Sunday, August 30, 2009

Part II: Our Lady of Guadalupe and the Pro-life Movement by Fr. Frank Pavone, Priests for Life




Image of Our Lady of Guadalupe

Continued from Part I

A Theology of Despair

The Aztecs had a complicated mythology-theology. The universe for them was essentially unstable, and in that universe humans played a very small role. This view led to pessimism, and a fear that they needed to always appease the deities. Their view was that the present world was the "Fifth world," made by the "Feathered Serpent." The previous four worlds had been destroyed by gods who turned people into monkeys or dogs. The present world, they thought, would be destroyed by an earthquake, as a result of which skeleton creatures would come out of the ground to destroy the surviving inhabitants of earth.
 

This is a theology of despair. Whatever moral aversion they may have had to human sacrifice, their despair made them feel they had no choice but to practice it. The dynamics behind abortion are essentially the same. While there may not be a mythology of feathered serpents and skeletons, there is real despair. People do not get abortions because of "freedom of choice"; they get them because they feel they have no freedom and no choice. They feel trapped, abandoned, desperate, and afraid.

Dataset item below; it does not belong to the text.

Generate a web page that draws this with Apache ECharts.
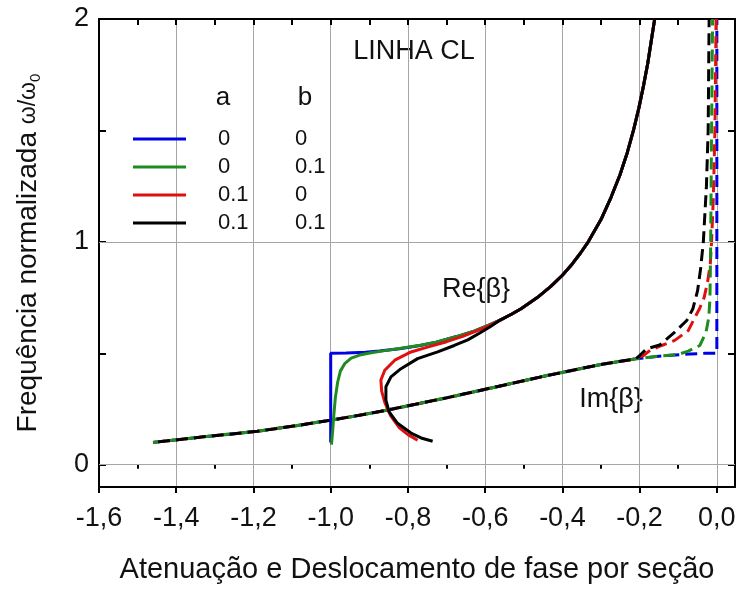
<!DOCTYPE html>
<html>
<head>
<meta charset="utf-8">
<script src="https://cdn.jsdelivr.net/npm/echarts@6/dist/echarts.min.js"></script>
<style>html,body{margin:0;padding:0;background:#fff}#c{width:739px;height:589px}</style>
</head>
<body>
<div id="c"></div>
<script>
// ---- tick labels ----
const xTicks = [-1.6, -1.4, -1.2, -1.0, -0.8, -0.6, -0.4, -0.2, 0.0];
const xMinorTicks = [-1.5, -1.3, -1.1, -0.9, -0.7, -0.5, -0.3, -0.1];
const yLabels = [0, 1, 2];
const yTicks = [0, 0.5, 1, 1.5, 2];
const yGridLines = [0, 1];

// ---- legend table (a, b) ----
const paramA = ['0', '0', '0.1', '0.1'];
const paramB = ['0', '0.1', '0', '0.1'];

// ---- Re{beta} curves (x = normalized phase, y = w/w0) ----
const reUpper = [[-0.560,0.65],[-0.532,0.675],[-0.507,0.70],[-0.465,0.75],[-0.430,0.80],[-0.400,0.85],[-0.375,0.90],[-0.353,0.95],[-0.333,1.00],[-0.300,1.10],[-0.274,1.20],[-0.251,1.30],[-0.232,1.40],[-0.216,1.50],[-0.202,1.60],[-0.190,1.70],[-0.179,1.80],[-0.170,1.90],[-0.161,2.00]];
const reBlueLow = [[-1.0,0.10],[-1.0,0.50],[-0.96,0.501],[-0.91,0.505],[-0.874,0.51],[-0.822,0.52],[-0.768,0.535],[-0.727,0.55],[-0.674,0.575],[-0.627,0.60],[-0.592,0.625]];
const reGreenLow = [[-0.998,0.09],[-0.995,0.15],[-0.992,0.22],[-0.988,0.30],[-0.982,0.37],[-0.975,0.42],[-0.963,0.455],[-0.947,0.478],[-0.925,0.492],[-0.895,0.502],[-0.86,0.512],[-0.822,0.521],[-0.768,0.536],[-0.727,0.55],[-0.674,0.575],[-0.627,0.60],[-0.592,0.625]];
const reRedLow = [[-0.775,0.11],[-0.80,0.135],[-0.822,0.165],[-0.845,0.22],[-0.860,0.28],[-0.868,0.33],[-0.870,0.38],[-0.860,0.424],[-0.834,0.469],[-0.792,0.506],[-0.745,0.53],[-0.700,0.552],[-0.660,0.575],[-0.625,0.598],[-0.590,0.623]];
const reBlackLow = [[-0.736,0.105],[-0.766,0.12],[-0.792,0.142],[-0.827,0.186],[-0.849,0.238],[-0.857,0.29],[-0.857,0.35],[-0.844,0.394],[-0.818,0.431],[-0.775,0.476],[-0.723,0.506],[-0.68,0.535],[-0.645,0.56],[-0.615,0.59],[-0.588,0.618]];

// ---- Im{beta} curves ----
const imBase = [[-1.46,0.10],[-1.33,0.125],[-1.19,0.15],[-1.09,0.175],[-1.0,0.20],[-0.915,0.225],[-0.84,0.25],[-0.77,0.275],[-0.70,0.30],[-0.57,0.35],[-0.44,0.40],[-0.30,0.45],[-0.21,0.475]];
const imBlueEnd = [[-0.13,0.49],[-0.07,0.497],[-0.03,0.5],[0,0.5],[0,2.0]];
const imGreenEnd = [[-0.148,0.488],[-0.10,0.495],[-0.074,0.51],[-0.044,0.535],[-0.028,0.595],[-0.021,0.66],[-0.018,0.74],[-0.017,0.85],[-0.016,1.0],[-0.0137,1.5],[-0.011,2.0]];
const imRedEnd = [[-0.19,0.49],[-0.173,0.513],[-0.143,0.535],[-0.109,0.558],[-0.074,0.602],[-0.061,0.647],[-0.045,0.70],[-0.033,0.75],[-0.024,0.82],[-0.017,0.9],[-0.0137,1.0],[-0.009,1.2],[-0.005,1.5],[-0.002,2.0]];
const imBlackEnd = [[-0.20,0.49],[-0.182,0.52],[-0.148,0.537],[-0.109,0.595],[-0.078,0.647],[-0.062,0.70],[-0.05,0.78],[-0.042,0.88],[-0.035,1.0],[-0.027,1.25],[-0.0225,1.5],[-0.020,2.0]];

const colors = ['#0000e6', '#1e8c1e', '#e01010', '#000000'];
const FONT = 'Liberation Sans';

const names = paramA.map((a, i) => a + '|' + paramB[i]);
const reData = [reBlueLow.concat(reUpper), reGreenLow.concat(reUpper), reRedLow.concat(reUpper), reBlackLow.concat(reUpper)];
const imData = [imBase.concat(imBlueEnd), imBase.concat(imGreenEnd), imBase.concat(imRedEnd), imBase.concat(imBlackEnd)];

const series = [];
series.push({
  name: 'grid', type: 'line', data: [], z: 1, silent: true,
  markLine: { silent: true, symbol: 'none', animation: false, label: { show: false },
    lineStyle: { color: '#a6a6a6', width: 1, type: 'solid' },
    data: yGridLines.map(v => ({ yAxis: v })) }
});
const imOrder = [0, 2, 1, 3];
const dashOffsets = [0, 9, 4, 13];
imOrder.forEach((i, k) => {
  series.push({
    name: 'Im ' + names[i], type: 'line', data: imData[i], showSymbol: false, symbol: 'none',
    z: 3 + k, animation: false,
    lineStyle: { color: colors[i], width: 3, type: [12, 6], dashOffset: dashOffsets[k] },
    itemStyle: { color: colors[i] }
  });
});
[0, 1, 2, 3].forEach((i) => {
  series.push({
    name: names[i], type: 'line', data: reData[i], showSymbol: false, symbol: 'none',
    z: 10 + i, animation: false,
    lineStyle: { color: colors[i], width: 3 },
    itemStyle: { color: colors[i] }
  });
});

const fmtX = v => (Math.abs(v) < 1e-9 ? 0 : v).toFixed(1).replace('.', ',');

const option = {
  backgroundColor: '#fff',
  animation: false,
  grid: { left: 99, right: 4, top: 19, bottom: 99, containLabel: false },
  xAxis: [
    { type: 'value', position: 'bottom', min: -1.6, max: 0.047, interval: 0.2,
      axisLine: { show: true, onZero: false, lineStyle: { color: '#000', width: 2 } },
      axisTick: { show: true, inside: false, length: 6, customValues: xTicks, lineStyle: { color: '#000', width: 2 } },
      axisLabel: { customValues: xTicks, formatter: fmtX, fontSize: 27, color: '#111', fontFamily: FONT, margin: 18 },
      splitLine: { show: true, lineStyle: { color: '#a6a6a6', width: 1 } },
      name: 'Atenuação e Deslocamento de fase por seção', nameLocation: 'middle', nameGap: 68,
      nameTextStyle: { fontSize: 29, color: '#111', fontFamily: FONT } },
    { type: 'value', position: 'bottom', min: -1.6, max: 0.047,
      axisLine: { show: false }, axisLabel: { show: false }, splitLine: { show: false },
      axisTick: { show: true, inside: false, length: 4, customValues: xMinorTicks, lineStyle: { color: '#000', width: 2 } } },
    { type: 'value', position: 'top', min: -1.6, max: 0.047,
      axisLine: { show: true, onZero: false, lineStyle: { color: '#000', width: 2 } },
      axisLabel: { show: false }, splitLine: { show: false },
      axisTick: { show: true, inside: true, length: 6, customValues: xTicks.concat(xMinorTicks), lineStyle: { color: '#000', width: 2 } } }
  ],
  yAxis: [
    { type: 'value', position: 'left', min: -0.1, max: 2,
      axisLine: { show: true, onZero: false, lineStyle: { color: '#000', width: 2 } },
      axisTick: { show: true, inside: true, length: 7, customValues: yTicks, lineStyle: { color: '#000', width: 2 } },
      axisLabel: { customValues: yLabels, fontSize: 27, color: '#111', fontFamily: FONT, margin: 10 },
      splitLine: { show: false },
      name: 'Frequência normalizada {w|ω/ω}{s|0}', nameLocation: 'middle', nameRotate: 90, nameGap: 56,
      nameTextStyle: { fontSize: 28, color: '#111', fontFamily: FONT,
        rich: { w: { fontSize: 23, fontFamily: FONT, color: '#111' }, s: { fontSize: 15, fontFamily: FONT, color: '#111', verticalAlign: 'bottom', padding: [14, 0, 0, 0] } } } },
    { type: 'value', position: 'right', min: -0.1, max: 2,
      axisLine: { show: true, onZero: false, lineStyle: { color: '#000', width: 2 } },
      axisTick: { show: true, inside: true, length: 7, customValues: yTicks, lineStyle: { color: '#000', width: 2 } },
      axisLabel: { show: false }, splitLine: { show: false } }
  ],
  legend: {
    data: names, orient: 'vertical', left: 133, top: 128, padding: 0, itemWidth: 53, itemHeight: 3, itemGap: 6,
    icon: 'rect', selectedMode: false,
    formatter: n => { const p = n.split('|'); return '{s| }{a|' + p[0] + '}{b|' + p[1] + '}'; },
    textStyle: { fontSize: 22, color: '#111', fontFamily: FONT, lineHeight: 22,
      rich: { s: { width: 27, fontSize: 22 }, a: { width: 77, fontSize: 22, fontFamily: FONT, color: '#111' }, b: { fontSize: 22, fontFamily: FONT, color: '#111' } } }
  },
  graphic: [
    { type: 'text', x: 414, y: 52, style: { text: 'LINHA CL', font: '27px "Liberation Sans"', fill: '#111', align: 'center', verticalAlign: 'middle' } },
    { type: 'text', x: 223, y: 98, style: { text: 'a', font: '26px "Liberation Sans"', fill: '#111', align: 'center', verticalAlign: 'middle' } },
    { type: 'text', x: 305, y: 98, style: { text: 'b', font: '26px "Liberation Sans"', fill: '#111', align: 'center', verticalAlign: 'middle' } },
    { type: 'text', x: 476, y: 290, style: { text: 'Re{β}', font: '27px "Liberation Sans"', fill: '#111', align: 'center', verticalAlign: 'middle' } },
    { type: 'text', x: 611, y: 400, style: { text: 'Im{β}', font: '27px "Liberation Sans"', fill: '#111', align: 'center', verticalAlign: 'middle' } }
  ],
  series: series
};

const chart = echarts.init(document.getElementById('c'), null, { renderer: 'canvas' });
chart.setOption(option);
</script>
</body>
</html>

The thousands of case-studies that Priests for Life has collected from post-abortive women are permeated by the theme expressed by the woman who said, "My friends told me I had no other option. The clinic did not offer me any alternative, and I was almost crying out for one." As author Frederica Mathewes-Green has said, a woman does not choose an abortion like she chooses a Porsche or an ice-cream -- rather, she chooses it like an animal caught in a trap chooses to gnaw off its own leg. Her experience is that she either chooses to end the life of this baby, or her own life will end. "I cannot handle it, I can't do it, nobody will support me, it's impossible."
 

The rationalizations offered for abortion are also full of despair for the child. "Why bring a child into this world, into these circumstances, where he/she will have to suffer so much?"

Eighteenth-century painting of God himself pai...

Image via Wikipedia 18th Century painting of God Himself painting the Icon.

From Despair to Hope

How does the image of Our Lady of Guadalupe answer the theology of despair, both for the Aztecs and for the Americas?
 

Our Lady is carrying God within her womb. The God of the Universe has now become a human being. No longer is there any question as to whether God is on our side. He is not a God who will destroy us; He is a God who has become our brother. He is not a God far away who waits to be appeased by blood. He is a God who shares our own flesh and blood, and is as close to the human family as an unborn child to his mother.
 

In this framework, human beings no longer play a small part in the universe. On the contrary, as the Second Vatican Council proclaimed, "By his incarnation the Son of God has united himself in some fashion with every human being" (Pastoral Constitution on the Church in the Modern World Gaudium et Spes, 22). The result of that is the promise of Revelation 3:21, "I will give the victor the right to sit with me on my throne."
 

The universe into which Our Lady of Guadalupe invites us is no longer an unstable universe. God clearly reveals Himself as the only God, who is and shares both love and life. This truth brings hope. There is no longer need for human sacrifice, whether on pagan altars or in abortion clinics, because both the present and the future are in the hands of a God who is "God with us."